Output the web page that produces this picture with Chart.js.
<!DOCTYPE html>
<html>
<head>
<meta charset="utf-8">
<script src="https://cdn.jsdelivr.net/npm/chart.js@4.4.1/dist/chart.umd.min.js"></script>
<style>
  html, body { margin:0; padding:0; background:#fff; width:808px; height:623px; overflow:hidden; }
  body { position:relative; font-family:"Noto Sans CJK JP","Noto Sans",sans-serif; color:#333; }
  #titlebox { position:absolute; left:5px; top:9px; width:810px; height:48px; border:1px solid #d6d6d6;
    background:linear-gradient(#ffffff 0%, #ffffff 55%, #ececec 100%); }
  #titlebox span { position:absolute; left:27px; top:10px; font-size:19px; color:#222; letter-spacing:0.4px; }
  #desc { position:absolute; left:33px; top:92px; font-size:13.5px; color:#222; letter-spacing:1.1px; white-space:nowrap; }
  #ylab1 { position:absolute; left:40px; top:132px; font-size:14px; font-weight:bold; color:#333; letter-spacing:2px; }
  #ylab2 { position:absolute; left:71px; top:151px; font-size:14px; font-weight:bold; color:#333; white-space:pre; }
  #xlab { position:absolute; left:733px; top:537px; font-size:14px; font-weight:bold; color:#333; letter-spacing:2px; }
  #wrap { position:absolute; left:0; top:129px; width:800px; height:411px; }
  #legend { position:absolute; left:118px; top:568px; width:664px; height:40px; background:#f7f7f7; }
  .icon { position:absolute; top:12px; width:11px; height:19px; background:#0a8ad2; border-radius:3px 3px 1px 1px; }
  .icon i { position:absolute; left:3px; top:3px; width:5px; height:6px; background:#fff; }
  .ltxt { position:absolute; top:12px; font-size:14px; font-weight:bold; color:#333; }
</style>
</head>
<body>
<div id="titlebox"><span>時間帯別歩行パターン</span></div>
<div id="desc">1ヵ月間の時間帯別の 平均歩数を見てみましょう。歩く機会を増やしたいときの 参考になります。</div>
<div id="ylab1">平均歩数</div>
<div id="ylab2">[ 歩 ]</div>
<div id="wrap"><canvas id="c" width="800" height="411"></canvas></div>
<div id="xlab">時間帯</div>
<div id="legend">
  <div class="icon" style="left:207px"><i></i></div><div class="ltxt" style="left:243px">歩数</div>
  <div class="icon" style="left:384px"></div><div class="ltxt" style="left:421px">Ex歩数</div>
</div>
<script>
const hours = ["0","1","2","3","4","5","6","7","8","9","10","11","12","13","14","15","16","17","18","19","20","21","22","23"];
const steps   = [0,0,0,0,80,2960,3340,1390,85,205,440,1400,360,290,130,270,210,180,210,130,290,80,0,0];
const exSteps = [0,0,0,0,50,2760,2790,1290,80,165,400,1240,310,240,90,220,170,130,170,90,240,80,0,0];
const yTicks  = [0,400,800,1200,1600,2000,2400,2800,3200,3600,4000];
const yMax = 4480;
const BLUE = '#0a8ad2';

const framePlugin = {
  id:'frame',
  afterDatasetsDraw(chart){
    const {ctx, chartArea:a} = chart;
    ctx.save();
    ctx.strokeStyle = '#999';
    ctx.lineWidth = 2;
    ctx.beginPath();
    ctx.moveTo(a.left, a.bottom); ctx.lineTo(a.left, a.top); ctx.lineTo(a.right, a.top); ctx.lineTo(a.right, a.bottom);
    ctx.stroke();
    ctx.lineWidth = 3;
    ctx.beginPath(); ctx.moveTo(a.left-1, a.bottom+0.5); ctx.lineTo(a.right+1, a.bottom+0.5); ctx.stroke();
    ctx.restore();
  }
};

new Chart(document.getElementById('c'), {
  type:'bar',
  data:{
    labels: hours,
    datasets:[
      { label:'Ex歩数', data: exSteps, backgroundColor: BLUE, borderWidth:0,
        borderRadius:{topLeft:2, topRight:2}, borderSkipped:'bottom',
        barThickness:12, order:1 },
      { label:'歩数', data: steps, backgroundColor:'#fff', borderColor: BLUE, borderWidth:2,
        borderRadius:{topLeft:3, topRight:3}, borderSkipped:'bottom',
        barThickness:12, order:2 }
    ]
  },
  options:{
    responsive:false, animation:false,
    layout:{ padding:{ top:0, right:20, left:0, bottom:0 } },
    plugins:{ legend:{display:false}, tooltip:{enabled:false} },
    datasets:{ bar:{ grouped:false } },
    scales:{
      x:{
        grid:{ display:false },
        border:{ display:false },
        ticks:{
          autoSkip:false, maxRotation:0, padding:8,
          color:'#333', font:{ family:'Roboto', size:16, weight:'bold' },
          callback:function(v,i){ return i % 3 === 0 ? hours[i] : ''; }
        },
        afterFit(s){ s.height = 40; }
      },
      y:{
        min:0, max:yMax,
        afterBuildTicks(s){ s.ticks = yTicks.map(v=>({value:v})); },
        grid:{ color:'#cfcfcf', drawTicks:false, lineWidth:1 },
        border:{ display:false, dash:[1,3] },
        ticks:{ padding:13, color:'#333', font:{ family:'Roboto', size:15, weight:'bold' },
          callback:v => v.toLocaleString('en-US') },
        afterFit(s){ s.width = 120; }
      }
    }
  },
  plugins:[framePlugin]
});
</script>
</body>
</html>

==========

Instructions to follow >>
Reproduce all of the material above word for word.

Response to this task >>
Output the web page that produces this picture with Chart.js.
<!DOCTYPE html>
<html>
<head>
<meta charset="utf-8">
<script src="https://cdn.jsdelivr.net/npm/chart.js@4.4.1/dist/chart.umd.min.js"></script>
<style>
  html, body { margin:0; padding:0; background:#fff; width:808px; height:623px; overflow:hidden; }
  body { position:relative; font-family:"Noto Sans CJK JP","Noto Sans",sans-serif; color:#333; }
  #titlebox { position:absolute; left:5px; top:9px; width:810px; height:48px; border:1px solid #d6d6d6;
    background:linear-gradient(#ffffff 0%, #ffffff 55%, #ececec 100%); }
  #titlebox span { position:absolute; left:27px; top:10px; font-size:19px; color:#222; letter-spacing:0.4px; }
  #desc { position:absolute; left:33px; top:92px; font-size:13.5px; color:#222; letter-spacing:1.1px; white-space:nowrap; }
  #ylab1 { position:absolute; left:40px; top:132px; font-size:14px; font-weight:bold; color:#333; letter-spacing:2px; }
  #ylab2 { position:absolute; left:71px; top:151px; font-size:14px; font-weight:bold; color:#333; white-space:pre; }
  #xlab { position:absolute; left:733px; top:537px; font-size:14px; font-weight:bold; color:#333; letter-spacing:2px; }
  #wrap { position:absolute; left:0; top:129px; width:800px; height:411px; }
  #legend { position:absolute; left:118px; top:568px; width:664px; height:40px; background:#f7f7f7; }
  .icon { position:absolute; top:12px; width:11px; height:19px; background:#0a8ad2; border-radius:3px 3px 1px 1px; }
  .icon i { position:absolute; left:3px; top:3px; width:5px; height:6px; background:#fff; }
  .ltxt { position:absolute; top:12px; font-size:14px; font-weight:bold; color:#333; }
</style>
</head>
<body>
<div id="titlebox"><span>時間帯別歩行パターン</span></div>
<div id="desc">1ヵ月間の時間帯別の 平均歩数を見てみましょう。歩く機会を増やしたいときの 参考になります。</div>
<div id="ylab1">平均歩数</div>
<div id="ylab2">[ 歩 ]</div>
<div id="wrap"><canvas id="c" width="800" height="411"></canvas></div>
<div id="xlab">時間帯</div>
<div id="legend">
  <div class="icon" style="left:207px"><i></i></div><div class="ltxt" style="left:243px">歩数</div>
  <div class="icon" style="left:384px"></div><div class="ltxt" style="left:421px">Ex歩数</div>
</div>
<script>
const hours = ["0","1","2","3","4","5","6","7","8","9","10","11","12","13","14","15","16","17","18","19","20","21","22","23"];
const steps   = [0,0,0,0,80,2960,3340,1390,85,205,440,1400,360,290,130,270,210,180,210,130,290,80,0,0];
const exSteps = [0,0,0,0,50,2760,2790,1290,80,165,400,1240,310,240,90,220,170,130,170,90,240,80,0,0];
const yTicks  = [0,400,800,1200,1600,2000,2400,2800,3200,3600,4000];
const yMax = 4480;
const BLUE = '#0a8ad2';

const framePlugin = {
  id:'frame',
  afterDatasetsDraw(chart){
    const {ctx, chartArea:a} = chart;
    ctx.save();
    ctx.strokeStyle = '#999';
    ctx.lineWidth = 2;
    ctx.beginPath();
    ctx.moveTo(a.left, a.bottom); ctx.lineTo(a.left, a.top); ctx.lineTo(a.right, a.top); ctx.lineTo(a.right, a.bottom);
    ctx.stroke();
    ctx.lineWidth = 3;
    ctx.beginPath(); ctx.moveTo(a.left-1, a.bottom+0.5); ctx.lineTo(a.right+1, a.bottom+0.5); ctx.stroke();
    ctx.restore();
  }
};

new Chart(document.getElementById('c'), {
  type:'bar',
  data:{
    labels: hours,
    datasets:[
      { label:'Ex歩数', data: exSteps, backgroundColor: BLUE, borderWidth:0,
        borderRadius:{topLeft:2, topRight:2}, borderSkipped:'bottom',
        barThickness:12, order:1 },
      { label:'歩数', data: steps, backgroundColor:'#fff', borderColor: BLUE, borderWidth:2,
        borderRadius:{topLeft:3, topRight:3}, borderSkipped:'bottom',
        barThickness:12, order:2 }
    ]
  },
  options:{
    responsive:false, animation:false,
    layout:{ padding:{ top:0, right:20, left:0, bottom:0 } },
    plugins:{ legend:{display:false}, tooltip:{enabled:false} },
    datasets:{ bar:{ grouped:false } },
    scales:{
      x:{
        grid:{ display:false },
        border:{ display:false },
        ticks:{
          autoSkip:false, maxRotation:0, padding:8,
          color:'#333', font:{ family:'Roboto', size:16, weight:'bold' },
          callback:function(v,i){ return i % 3 === 0 ? hours[i] : ''; }
        },
        afterFit(s){ s.height = 40; }
      },
      y:{
        min:0, max:yMax,
        afterBuildTicks(s){ s.ticks = yTicks.map(v=>({value:v})); },
        grid:{ color:'#cfcfcf', drawTicks:false, lineWidth:1 },
        border:{ display:false, dash:[1,3] },
        ticks:{ padding:13, color:'#333', font:{ family:'Roboto', size:15, weight:'bold' },
          callback:v => v.toLocaleString('en-US') },
        afterFit(s){ s.width = 120; }
      }
    }
  },
  plugins:[framePlugin]
});
</script>
</body>
</html>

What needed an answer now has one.